The Atlético fans were surely going to enjoy themselves. This was only the club's second appearance in a European Cup final and the last one, in 1974, was largely forgettable as they were blasted by Bayern Munich, 4-0, after blowing a one-goal lead with six minutes to play. The shock of losing the title in such a wrenching way led Atlético fans to give themselves the downcast nickname of Pupas, or jinxed ones. After Saturday's finish, that name figures to stick for a little while longer.
Real, unlike its upstart opponents, has had a fascination - some would call it a damaging obsession - with the Champions League ever since the club won three titles in five years from 1998 to 2002. That run sent the so-called Galactico Era at Real into its first full bloom as spending on superstars ballooned and a cast of soccer icons, from Zinedine Zidane to David Beckham to the Brazilian Ronaldo, cycled through as the club chased its elusive 10th European title.
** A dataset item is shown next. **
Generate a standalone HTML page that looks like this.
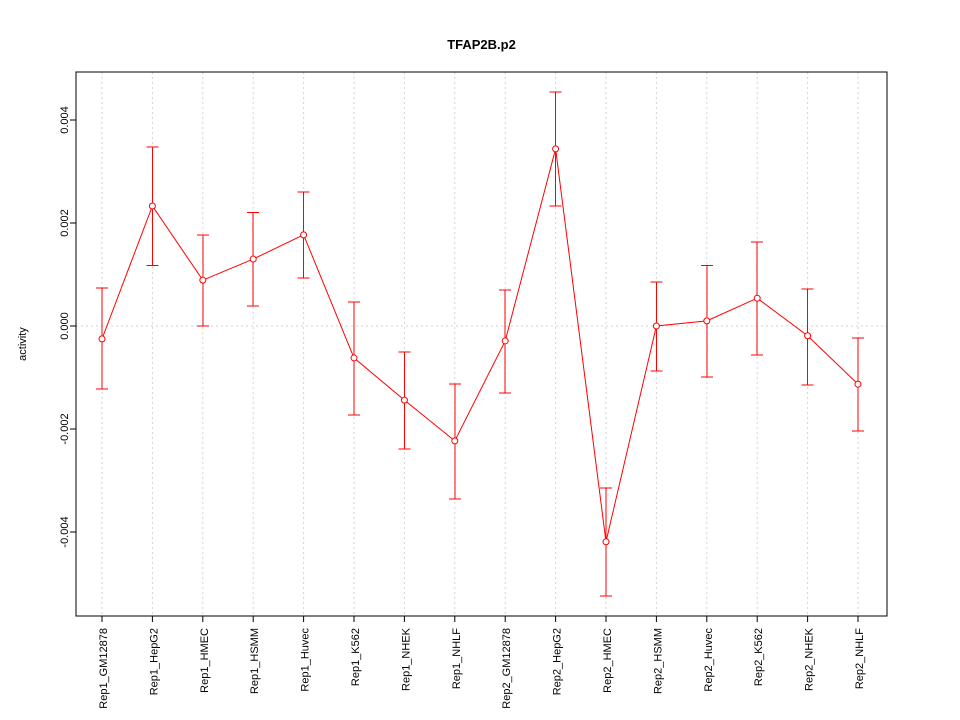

Over the course of that first stretch and then the second Galactico Era - prompted by rival Barcelona's success in the late 2000s - Real became the game's richest club, spending well over $1 billion on players (and ripping through 11 coaches since 2002) even as they failed to reach another European final until this year.
This season, however, Ancelotti - who won two previous Champions League titles with A. C. Milan - mixed and matched his lineups enough to overcome inconsistency in the league and push Real back to the title game behind Ronaldo's 16 European goals (before the final), a record in the competition.
On Saturday though, Atlético's stout - or borderline violent, depending on your point of view - defending kept Ronaldo from asserting himself. The Portuguese star did not seem bothered by a leg injury that had hampered him at the end of the season, yet he did not make an impact, continually bottled up (or hacked down) by Atlético defenders.
Bale had Real's best chance of the first half when he took off on a blistering 35-yard run, but he skewed his shot badly, missing wide after 32 minutes. The close call energized the Real fans, but they were quickly silenced when Casillas was caught in no-man's land - neither too far out nor on his line - after an Atlético corner kick and Godin's header looped over him before bouncing so, so, so slowly over the goal line.
Real pushed hard in the second half but seemed destined to come up short before Ramos came to the rescue. Then, after Bale's goal, Atlético seemed entirely deflated and Marcelo scored Real's third before Ronaldo scored from the penalty spot just before the final whistle.